▸ **Given material**
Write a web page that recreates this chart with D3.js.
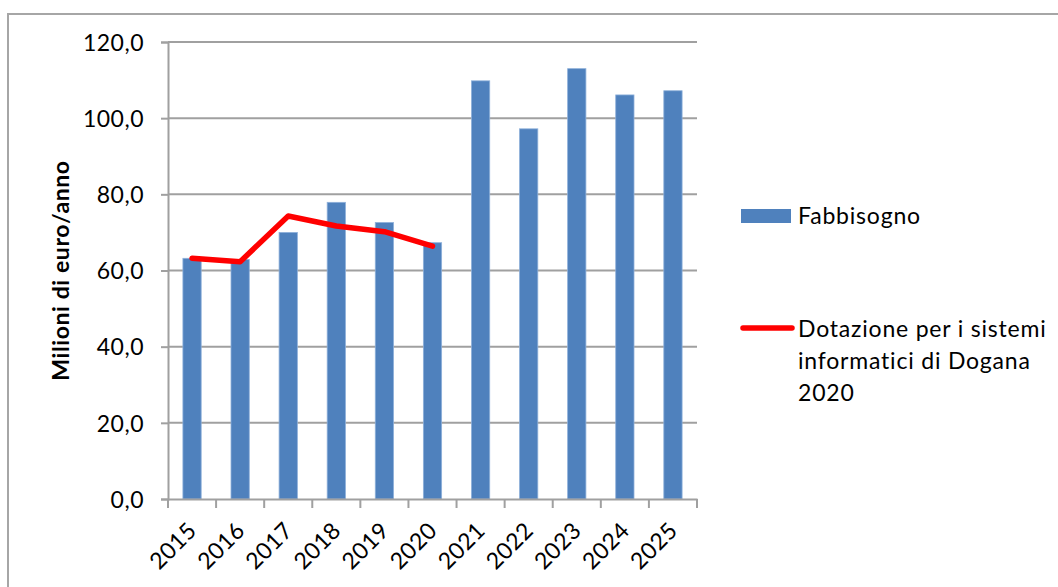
<!DOCTYPE html>
<html>
<head>
<meta charset="utf-8">
<script src="https://cdn.jsdelivr.net/npm/d3@7"></script>
<style>
  html, body { margin: 0; padding: 0; background: #fff; }
  svg { display: block; }
  text { font-family: Lato, "Open Sans", sans-serif; fill: #000; }
</style>
</head>
<body>
<svg id="chart" width="1058" height="587"></svg>
<script>
const categories = ["2015","2016","2017","2018","2019","2020","2021","2022","2023","2024","2025"];
const fabbisogno = [63.2, 62.9, 70.0, 77.9, 72.6, 67.3, 109.8, 97.2, 113.0, 106.1, 107.2];
const dotazioneYears = ["2015","2016","2017","2018","2019","2020"];
const dotazione = [63.2, 62.3, 74.3, 71.7, 70.2, 66.4];
const yTicks = [0, 20, 40, 60, 80, 100, 120];
const yTitle = "Milioni di euro/anno";
const legendBar = "Fabbisogno";
const legendLine = ["Dotazione per i sistemi", "informatici di Dogana", "2020"];

const svg = d3.select("#chart");
const W = 1058, H = 587;
const plot = { left: 168, right: 697, top: 42, bottom: 499 };

// outer border
svg.append("rect")
  .attr("x", 8).attr("y", 14)
  .attr("width", W + 20).attr("height", H + 20)
  .attr("fill", "none").attr("stroke", "#a6a6a6").attr("stroke-width", 2);

const x = d3.scaleBand().domain(categories).range([plot.left, plot.right]).paddingInner(0.62).paddingOuter(0.31);
const xb = d3.scaleBand().domain(categories).range([plot.left, plot.right]);
const y = d3.scaleLinear().domain([0, 120]).range([plot.bottom, plot.top]);

const locale = d3.formatLocale({ decimal: ",", thousands: ".", grouping: [3], currency: ["€", ""] });
const fmt = locale.format(".1f");

// gridlines
svg.append("g").selectAll("line")
  .data(yTicks.filter(d => d > 0))
  .join("line")
  .attr("x1", plot.left).attr("x2", plot.right)
  .attr("y1", d => y(d)).attr("y2", d => y(d))
  .attr("stroke", "#a0a0a0").attr("stroke-width", 2);

// bars
svg.append("g").selectAll("rect")
  .data(categories.map((c, i) => ({ c, v: fabbisogno[i] })))
  .join("rect")
  .attr("x", d => x(d.c))
  .attr("y", d => y(d.v))
  .attr("width", x.bandwidth())
  .attr("height", d => y(0) - y(d.v))
  .attr("fill", "#4f81bd")
  .attr("stroke", "#8eb0da").attr("stroke-width", 0.8);

// y axis
const yAxis = svg.append("g")
  .attr("transform", `translate(${plot.left},0)`)
  .call(d3.axisLeft(y).tickValues(yTicks).tickFormat(fmt).tickSize(7).tickPadding(17));
yAxis.select(".domain").attr("stroke", "#a0a0a0").attr("stroke-width", 2);
yAxis.selectAll(".tick line").attr("stroke", "#a0a0a0").attr("stroke-width", 2);
yAxis.selectAll(".tick text")
  .attr("font-size", 23).attr("font-family", "Lato").attr("fill", "#000")
  .attr("letter-spacing", "0.5px").attr("dy", "0.36em");

// x axis
const xAxis = svg.append("g")
  .attr("transform", `translate(0,${plot.bottom})`)
  .call(d3.axisBottom(xb).tickSize(0).tickFormat(""));
xAxis.select(".domain").attr("stroke", "#a0a0a0").attr("stroke-width", 2);
// tick marks at band boundaries
svg.append("g").selectAll("line")
  .data(categories.concat(["__end"]))
  .join("line")
  .attr("x1", (d, i) => i < categories.length ? xb(d) : plot.right)
  .attr("x2", (d, i) => i < categories.length ? xb(d) : plot.right)
  .attr("y1", plot.bottom).attr("y2", plot.bottom + 9)
  .attr("stroke", "#a0a0a0").attr("stroke-width", 2);

// rotated year labels
svg.append("g").selectAll("text")
  .data(categories)
  .join("text")
  .attr("transform", d => `translate(${xb(d) + xb.bandwidth() / 2 + 6},${plot.bottom + 33}) rotate(-45)`)
  .attr("text-anchor", "end")
  .attr("font-size", 23)
  .attr("letter-spacing", "0.4px")
  .text(d => d);

// line
const line = d3.line().x(d => xb(d.c) + xb.bandwidth() / 2).y(d => y(d.v));
svg.append("path")
  .datum(dotazioneYears.map((c, i) => ({ c, v: dotazione[i] })))
  .attr("d", line)
  .attr("fill", "none")
  .attr("stroke", "#ff0000")
  .attr("stroke-width", 5.5)
  .attr("stroke-linecap", "round")
  .attr("stroke-linejoin", "round");

// y title
svg.append("text")
  .attr("transform", `translate(69,${(plot.top + plot.bottom) / 2}) rotate(-90)`)
  .attr("text-anchor", "middle")
  .attr("font-size", 23)
  .attr("font-weight", "bold")
  .attr("letter-spacing", "0.6px")
  .text(yTitle);

// legend
const lg = svg.append("g");
lg.append("rect").attr("x", 741).attr("y", 209).attr("width", 50).attr("height", 14).attr("fill", "#4f81bd");
lg.append("text").attr("x", 798).attr("y", 224).attr("font-size", 23).attr("letter-spacing", "0.8px").text(legendBar);
lg.append("line").attr("x1", 743).attr("x2", 792).attr("y1", 328).attr("y2", 328)
  .attr("stroke", "#ff0000").attr("stroke-width", 5.5).attr("stroke-linecap", "round");
lg.selectAll("text.l2").data(legendLine).join("text")
  .attr("class", "l2")
  .attr("x", 798)
  .attr("y", (d, i) => 337 + i * 32)
  .attr("font-size", 23)
  .attr("letter-spacing", "0.8px")
  .text(d => d);
</script>
</body>
</html>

▸ **Your instructions**
Copy down every line of the material above that includes the string "chart".

▸ **Result of the exercise**
Write a web page that recreates this chart with D3.js.
<svg id="chart" width="1058" height="587"></svg>
const svg = d3.select("#chart");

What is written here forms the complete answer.